It is evident that such an increase of the power or powers of consciousness would be not only normal but indispensable to a greater and more perfect life. Human life with its partial harmony, in so far as that is not maintained by the imposition of a settled law and order on the constituent individuals through a partly willing, partly induced, partly forced or unavoidable acceptance, reposes on the agreement of the enlightened or interested elements in their mind, heart, life-sense, an assent to a composite body of common ideas, desires, vital satisfactions, aims of existence. But there is in the mass of constituting individuals an imperfect understanding and knowledge of the ideas, life-aims, life-motives which they have accepted, an imperfect power in their execution, an imperfect will to maintain them always unimpaired, to carry them out fully or to bring the life to a greater perfection; there is an element of struggle and discord, a mass of repressed or unfulfilled desires and frustrated wills, a simmering suppressed unsatisfaction or an awakened or eruptive discontent or unequally satisfied interests; there are new ideas, life-motives that break in and cannot be correlated without upheaval and disturbance; there are life-forces at work in human beings and their environment that are at variance with the harmony that has been constructed, and there is not the full power to overcome the discords and dislocations created by a clashing diversity of mind and life and by the attack of disrupting forces in universal Nature. What is lacking is a spiritual knowledge and spiritual power, a power over self, a power born of inner unification with others, a power over the surrounding or invading world-forces, a full-visioned and fully equipped power of effectuation of knowledge; it is these capacities missing or defective in us that belong to the very substance of gnostic being, for they are inherent in the light and dynamis of the gnostic nature.

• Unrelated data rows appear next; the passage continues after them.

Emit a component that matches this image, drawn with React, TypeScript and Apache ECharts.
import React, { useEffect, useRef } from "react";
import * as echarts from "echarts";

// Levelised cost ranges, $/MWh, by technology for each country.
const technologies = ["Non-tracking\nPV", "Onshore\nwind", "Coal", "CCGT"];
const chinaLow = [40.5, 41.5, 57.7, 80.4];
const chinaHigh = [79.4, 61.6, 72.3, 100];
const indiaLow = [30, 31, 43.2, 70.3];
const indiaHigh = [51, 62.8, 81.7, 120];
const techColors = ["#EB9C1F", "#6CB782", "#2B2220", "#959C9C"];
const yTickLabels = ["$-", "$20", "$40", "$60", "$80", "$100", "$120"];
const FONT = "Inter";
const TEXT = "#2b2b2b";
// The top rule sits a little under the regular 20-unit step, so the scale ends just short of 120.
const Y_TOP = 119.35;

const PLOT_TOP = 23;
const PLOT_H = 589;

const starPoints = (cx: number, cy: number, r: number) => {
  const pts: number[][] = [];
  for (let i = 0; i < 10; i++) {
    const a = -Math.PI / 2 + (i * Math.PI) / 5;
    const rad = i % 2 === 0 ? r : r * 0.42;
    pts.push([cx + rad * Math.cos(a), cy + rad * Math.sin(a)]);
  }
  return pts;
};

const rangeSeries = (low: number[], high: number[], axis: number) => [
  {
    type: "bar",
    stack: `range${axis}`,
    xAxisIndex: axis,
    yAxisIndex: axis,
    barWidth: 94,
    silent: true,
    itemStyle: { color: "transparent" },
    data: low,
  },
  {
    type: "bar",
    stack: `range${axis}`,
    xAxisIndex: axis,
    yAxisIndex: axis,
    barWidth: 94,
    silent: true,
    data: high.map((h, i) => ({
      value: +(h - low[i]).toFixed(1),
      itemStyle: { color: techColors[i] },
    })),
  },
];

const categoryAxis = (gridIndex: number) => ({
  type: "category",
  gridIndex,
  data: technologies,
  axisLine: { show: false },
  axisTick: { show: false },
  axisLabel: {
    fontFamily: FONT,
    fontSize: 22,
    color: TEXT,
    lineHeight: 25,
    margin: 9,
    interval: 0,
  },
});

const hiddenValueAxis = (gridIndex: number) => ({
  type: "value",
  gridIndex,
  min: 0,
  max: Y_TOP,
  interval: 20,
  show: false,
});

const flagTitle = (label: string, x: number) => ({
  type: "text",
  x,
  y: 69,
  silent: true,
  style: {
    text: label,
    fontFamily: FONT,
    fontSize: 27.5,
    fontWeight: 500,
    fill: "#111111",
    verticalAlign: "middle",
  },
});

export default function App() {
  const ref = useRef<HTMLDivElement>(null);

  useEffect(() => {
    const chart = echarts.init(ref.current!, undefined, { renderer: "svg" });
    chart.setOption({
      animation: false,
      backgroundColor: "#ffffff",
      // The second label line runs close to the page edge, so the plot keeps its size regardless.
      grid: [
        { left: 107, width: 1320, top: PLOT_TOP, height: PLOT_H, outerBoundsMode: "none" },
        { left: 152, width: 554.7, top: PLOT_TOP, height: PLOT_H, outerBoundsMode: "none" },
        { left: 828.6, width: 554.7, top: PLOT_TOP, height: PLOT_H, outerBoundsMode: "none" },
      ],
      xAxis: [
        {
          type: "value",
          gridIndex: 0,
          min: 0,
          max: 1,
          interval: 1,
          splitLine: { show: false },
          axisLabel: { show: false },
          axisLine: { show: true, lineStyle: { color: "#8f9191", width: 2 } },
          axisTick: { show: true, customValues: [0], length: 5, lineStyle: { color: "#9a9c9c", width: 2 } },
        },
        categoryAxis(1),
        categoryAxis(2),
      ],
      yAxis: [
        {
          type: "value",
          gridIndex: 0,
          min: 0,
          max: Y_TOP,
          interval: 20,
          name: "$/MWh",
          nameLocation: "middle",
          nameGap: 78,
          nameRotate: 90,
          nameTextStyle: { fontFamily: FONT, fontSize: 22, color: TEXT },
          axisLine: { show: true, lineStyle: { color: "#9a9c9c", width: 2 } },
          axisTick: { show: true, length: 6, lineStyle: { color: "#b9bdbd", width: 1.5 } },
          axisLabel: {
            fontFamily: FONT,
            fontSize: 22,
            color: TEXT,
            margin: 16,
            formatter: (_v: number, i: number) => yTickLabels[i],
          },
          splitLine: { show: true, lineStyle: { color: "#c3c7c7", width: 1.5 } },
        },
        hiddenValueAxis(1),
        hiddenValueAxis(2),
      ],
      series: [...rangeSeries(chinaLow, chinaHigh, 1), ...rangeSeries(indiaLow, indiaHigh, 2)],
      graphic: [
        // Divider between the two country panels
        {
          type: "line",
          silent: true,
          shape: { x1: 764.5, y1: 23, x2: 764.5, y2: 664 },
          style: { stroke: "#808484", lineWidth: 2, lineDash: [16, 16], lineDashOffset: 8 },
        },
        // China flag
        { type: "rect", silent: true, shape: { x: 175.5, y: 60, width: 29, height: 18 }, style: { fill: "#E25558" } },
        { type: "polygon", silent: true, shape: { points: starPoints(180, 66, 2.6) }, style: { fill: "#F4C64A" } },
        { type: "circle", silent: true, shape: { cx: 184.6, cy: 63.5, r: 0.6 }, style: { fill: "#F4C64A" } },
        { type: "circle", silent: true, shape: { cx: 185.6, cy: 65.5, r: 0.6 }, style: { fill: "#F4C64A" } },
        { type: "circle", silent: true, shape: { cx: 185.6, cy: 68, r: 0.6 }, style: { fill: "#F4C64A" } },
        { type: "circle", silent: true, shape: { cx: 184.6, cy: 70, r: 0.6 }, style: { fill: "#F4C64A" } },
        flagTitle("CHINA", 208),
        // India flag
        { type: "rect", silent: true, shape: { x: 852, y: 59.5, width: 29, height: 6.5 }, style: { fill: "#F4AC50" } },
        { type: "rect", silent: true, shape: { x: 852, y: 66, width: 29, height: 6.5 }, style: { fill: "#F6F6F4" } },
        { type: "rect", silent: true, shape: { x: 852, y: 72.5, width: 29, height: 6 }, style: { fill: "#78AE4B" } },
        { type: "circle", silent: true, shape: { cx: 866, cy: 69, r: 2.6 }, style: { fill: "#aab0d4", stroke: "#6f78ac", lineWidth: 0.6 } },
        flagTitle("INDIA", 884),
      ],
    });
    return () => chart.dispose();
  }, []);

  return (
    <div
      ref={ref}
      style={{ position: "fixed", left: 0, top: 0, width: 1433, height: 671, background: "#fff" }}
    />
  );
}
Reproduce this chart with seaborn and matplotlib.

But, in addition to the imperfect accommodation of the minds, hearts, lives of the constituting individuals in a human society, the mind and the life of the individual himself are actuated by forces that are not in accord with each other; our attempts to accord them are imperfect, and still more imperfect is our force to put any one of them into integral or satisfying execution in life. Thus the law of love and sympathy is natural to our consciousness; as we grow in Spirit, its demand on us increases: but there is also the demand of the intellect, the push of the vital force and its impulses in us, the claim and pressure of many other elements that do not coincide with the law of love and sympathy, nor do we know how to fit them all into the whole law of existence or to render any or all of them either justly and entirely effective or imperative. In order to make them concordant and actively fruitful in the whole being and whole life, we have to grow into a more complete spiritual nature; we have, by that growth, to live in the light and force of a higher and larger and more integral consciousness of which knowledge and power, love and sympathy and play of life-will are all natural and ever-present accorded elements; we have to move and act in a light of Truth which sees intuitively and spontaneously the thing to be done and the way to do it and intuitively and spontaneously fulfils itself in the act, and the force, -- taking up into that intuitive spontaneity of their truth, into its simple spiritual and supreme normality, the complexity of our forces of being and suffusing with their harmonised realities all the steps of Nature.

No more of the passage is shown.